[Charts and diagrams as code]

^^^^^^^^^^^^^^^^

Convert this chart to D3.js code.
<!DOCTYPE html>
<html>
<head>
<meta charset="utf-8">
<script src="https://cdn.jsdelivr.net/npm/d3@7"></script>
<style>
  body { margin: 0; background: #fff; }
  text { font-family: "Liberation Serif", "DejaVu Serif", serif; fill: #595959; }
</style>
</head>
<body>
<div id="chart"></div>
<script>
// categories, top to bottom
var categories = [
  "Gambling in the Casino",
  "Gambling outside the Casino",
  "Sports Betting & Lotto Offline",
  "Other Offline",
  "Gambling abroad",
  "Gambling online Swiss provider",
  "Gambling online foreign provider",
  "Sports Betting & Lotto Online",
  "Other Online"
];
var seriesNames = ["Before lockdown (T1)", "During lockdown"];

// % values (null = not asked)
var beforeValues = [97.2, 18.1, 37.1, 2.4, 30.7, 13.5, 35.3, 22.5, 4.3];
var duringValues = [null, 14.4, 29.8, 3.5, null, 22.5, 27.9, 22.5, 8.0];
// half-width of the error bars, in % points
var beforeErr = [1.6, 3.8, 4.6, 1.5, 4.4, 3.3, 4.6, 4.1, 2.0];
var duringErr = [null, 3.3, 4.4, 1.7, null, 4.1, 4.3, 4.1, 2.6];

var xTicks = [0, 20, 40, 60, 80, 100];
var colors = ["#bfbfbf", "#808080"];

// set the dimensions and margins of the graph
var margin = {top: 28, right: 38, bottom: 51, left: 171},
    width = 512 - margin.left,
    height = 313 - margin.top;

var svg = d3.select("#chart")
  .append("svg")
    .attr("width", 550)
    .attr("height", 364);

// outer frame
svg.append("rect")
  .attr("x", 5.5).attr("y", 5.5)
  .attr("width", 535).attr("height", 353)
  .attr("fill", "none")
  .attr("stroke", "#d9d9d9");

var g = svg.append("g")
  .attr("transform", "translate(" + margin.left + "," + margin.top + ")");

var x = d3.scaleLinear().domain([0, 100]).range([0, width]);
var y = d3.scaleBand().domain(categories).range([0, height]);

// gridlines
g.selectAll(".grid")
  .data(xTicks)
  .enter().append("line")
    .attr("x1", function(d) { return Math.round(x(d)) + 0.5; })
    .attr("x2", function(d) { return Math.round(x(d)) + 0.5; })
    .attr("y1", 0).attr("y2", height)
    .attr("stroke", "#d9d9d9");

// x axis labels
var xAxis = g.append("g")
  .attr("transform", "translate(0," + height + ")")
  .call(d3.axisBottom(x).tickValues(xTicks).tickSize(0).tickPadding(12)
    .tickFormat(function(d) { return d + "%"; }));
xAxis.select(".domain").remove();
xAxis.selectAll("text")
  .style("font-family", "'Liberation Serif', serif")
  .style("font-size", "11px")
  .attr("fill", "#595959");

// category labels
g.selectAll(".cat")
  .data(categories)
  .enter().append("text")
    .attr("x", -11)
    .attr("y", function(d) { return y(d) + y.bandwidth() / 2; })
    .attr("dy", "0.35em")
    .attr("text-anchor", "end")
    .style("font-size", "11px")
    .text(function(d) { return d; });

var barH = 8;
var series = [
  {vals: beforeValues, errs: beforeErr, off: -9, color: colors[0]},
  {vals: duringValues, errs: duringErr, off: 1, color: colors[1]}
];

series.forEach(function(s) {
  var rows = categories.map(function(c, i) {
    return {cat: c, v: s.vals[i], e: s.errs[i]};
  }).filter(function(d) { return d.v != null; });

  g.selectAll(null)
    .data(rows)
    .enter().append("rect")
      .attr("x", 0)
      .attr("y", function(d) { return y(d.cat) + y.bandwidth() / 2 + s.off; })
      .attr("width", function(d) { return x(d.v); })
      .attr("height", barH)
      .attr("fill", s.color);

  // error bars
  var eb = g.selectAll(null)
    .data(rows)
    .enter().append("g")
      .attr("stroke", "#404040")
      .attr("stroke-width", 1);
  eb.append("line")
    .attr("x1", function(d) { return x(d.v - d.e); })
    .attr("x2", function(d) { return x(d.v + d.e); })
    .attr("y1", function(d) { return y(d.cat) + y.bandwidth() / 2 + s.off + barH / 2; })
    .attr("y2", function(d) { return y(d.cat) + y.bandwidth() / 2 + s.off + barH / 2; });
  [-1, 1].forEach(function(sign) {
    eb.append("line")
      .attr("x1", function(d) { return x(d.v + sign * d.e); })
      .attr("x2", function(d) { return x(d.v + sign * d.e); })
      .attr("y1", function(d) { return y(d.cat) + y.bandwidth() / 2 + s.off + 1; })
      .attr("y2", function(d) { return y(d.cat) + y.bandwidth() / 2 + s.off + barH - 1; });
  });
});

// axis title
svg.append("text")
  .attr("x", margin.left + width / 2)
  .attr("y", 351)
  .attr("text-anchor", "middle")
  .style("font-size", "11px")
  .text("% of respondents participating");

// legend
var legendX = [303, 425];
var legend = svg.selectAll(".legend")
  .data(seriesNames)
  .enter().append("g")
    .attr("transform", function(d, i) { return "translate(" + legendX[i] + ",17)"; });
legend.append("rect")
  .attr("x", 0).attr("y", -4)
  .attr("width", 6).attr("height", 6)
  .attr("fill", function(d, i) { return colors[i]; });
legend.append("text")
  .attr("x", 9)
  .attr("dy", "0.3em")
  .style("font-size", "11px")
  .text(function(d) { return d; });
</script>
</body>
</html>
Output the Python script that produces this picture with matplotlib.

^^^^^^^^^^^^^^^^

Repeat each record exactly. Omit nothing.

■ **EXERCISE SOLUTION**:
Convert this chart to D3.js code.
<!DOCTYPE html>
<html>
<head>
<meta charset="utf-8">
<script src="https://cdn.jsdelivr.net/npm/d3@7"></script>
<style>
  body { margin: 0; background: #fff; }
  text { font-family: "Liberation Serif", "DejaVu Serif", serif; fill: #595959; }
</style>
</head>
<body>
<div id="chart"></div>
<script>
// categories, top to bottom
var categories = [
  "Gambling in the Casino",
  "Gambling outside the Casino",
  "Sports Betting & Lotto Offline",
  "Other Offline",
  "Gambling abroad",
  "Gambling online Swiss provider",
  "Gambling online foreign provider",
  "Sports Betting & Lotto Online",
  "Other Online"
];
var seriesNames = ["Before lockdown (T1)", "During lockdown"];

// % values (null = not asked)
var beforeValues = [97.2, 18.1, 37.1, 2.4, 30.7, 13.5, 35.3, 22.5, 4.3];
var duringValues = [null, 14.4, 29.8, 3.5, null, 22.5, 27.9, 22.5, 8.0];
// half-width of the error bars, in % points
var beforeErr = [1.6, 3.8, 4.6, 1.5, 4.4, 3.3, 4.6, 4.1, 2.0];
var duringErr = [null, 3.3, 4.4, 1.7, null, 4.1, 4.3, 4.1, 2.6];

var xTicks = [0, 20, 40, 60, 80, 100];
var colors = ["#bfbfbf", "#808080"];

// set the dimensions and margins of the graph
var margin = {top: 28, right: 38, bottom: 51, left: 171},
    width = 512 - margin.left,
    height = 313 - margin.top;

var svg = d3.select("#chart")
  .append("svg")
    .attr("width", 550)
    .attr("height", 364);

// outer frame
svg.append("rect")
  .attr("x", 5.5).attr("y", 5.5)
  .attr("width", 535).attr("height", 353)
  .attr("fill", "none")
  .attr("stroke", "#d9d9d9");

var g = svg.append("g")
  .attr("transform", "translate(" + margin.left + "," + margin.top + ")");

var x = d3.scaleLinear().domain([0, 100]).range([0, width]);
var y = d3.scaleBand().domain(categories).range([0, height]);

// gridlines
g.selectAll(".grid")
  .data(xTicks)
  .enter().append("line")
    .attr("x1", function(d) { return Math.round(x(d)) + 0.5; })
    .attr("x2", function(d) { return Math.round(x(d)) + 0.5; })
    .attr("y1", 0).attr("y2", height)
    .attr("stroke", "#d9d9d9");

// x axis labels
var xAxis = g.append("g")
  .attr("transform", "translate(0," + height + ")")
  .call(d3.axisBottom(x).tickValues(xTicks).tickSize(0).tickPadding(12)
    .tickFormat(function(d) { return d + "%"; }));
xAxis.select(".domain").remove();
xAxis.selectAll("text")
  .style("font-family", "'Liberation Serif', serif")
  .style("font-size", "11px")
  .attr("fill", "#595959");

// category labels
g.selectAll(".cat")
  .data(categories)
  .enter().append("text")
    .attr("x", -11)
    .attr("y", function(d) { return y(d) + y.bandwidth() / 2; })
    .attr("dy", "0.35em")
    .attr("text-anchor", "end")
    .style("font-size", "11px")
    .text(function(d) { return d; });

var barH = 8;
var series = [
  {vals: beforeValues, errs: beforeErr, off: -9, color: colors[0]},
  {vals: duringValues, errs: duringErr, off: 1, color: colors[1]}
];

series.forEach(function(s) {
  var rows = categories.map(function(c, i) {
    return {cat: c, v: s.vals[i], e: s.errs[i]};
  }).filter(function(d) { return d.v != null; });

  g.selectAll(null)
    .data(rows)
    .enter().append("rect")
      .attr("x", 0)
      .attr("y", function(d) { return y(d.cat) + y.bandwidth() / 2 + s.off; })
      .attr("width", function(d) { return x(d.v); })
      .attr("height", barH)
      .attr("fill", s.color);

  // error bars
  var eb = g.selectAll(null)
    .data(rows)
    .enter().append("g")
      .attr("stroke", "#404040")
      .attr("stroke-width", 1);
  eb.append("line")
    .attr("x1", function(d) { return x(d.v - d.e); })
    .attr("x2", function(d) { return x(d.v + d.e); })
    .attr("y1", function(d) { return y(d.cat) + y.bandwidth() / 2 + s.off + barH / 2; })
    .attr("y2", function(d) { return y(d.cat) + y.bandwidth() / 2 + s.off + barH / 2; });
  [-1, 1].forEach(function(sign) {
    eb.append("line")
      .attr("x1", function(d) { return x(d.v + sign * d.e); })
      .attr("x2", function(d) { return x(d.v + sign * d.e); })
      .attr("y1", function(d) { return y(d.cat) + y.bandwidth() / 2 + s.off + 1; })
      .attr("y2", function(d) { return y(d.cat) + y.bandwidth() / 2 + s.off + barH - 1; });
  });
});

// axis title
svg.append("text")
  .attr("x", margin.left + width / 2)
  .attr("y", 351)
  .attr("text-anchor", "middle")
  .style("font-size", "11px")
  .text("% of respondents participating");

// legend
var legendX = [303, 425];
var legend = svg.selectAll(".legend")
  .data(seriesNames)
  .enter().append("g")
    .attr("transform", function(d, i) { return "translate(" + legendX[i] + ",17)"; });
legend.append("rect")
  .attr("x", 0).attr("y", -4)
  .attr("width", 6).attr("height", 6)
  .attr("fill", function(d, i) { return colors[i]; });
legend.append("text")
  .attr("x", 9)
  .attr("dy", "0.3em")
  .style("font-size", "11px")
  .text(function(d) { return d; });
</script>
</body>
</html>
Output the Python script that produces this picture with matplotlib.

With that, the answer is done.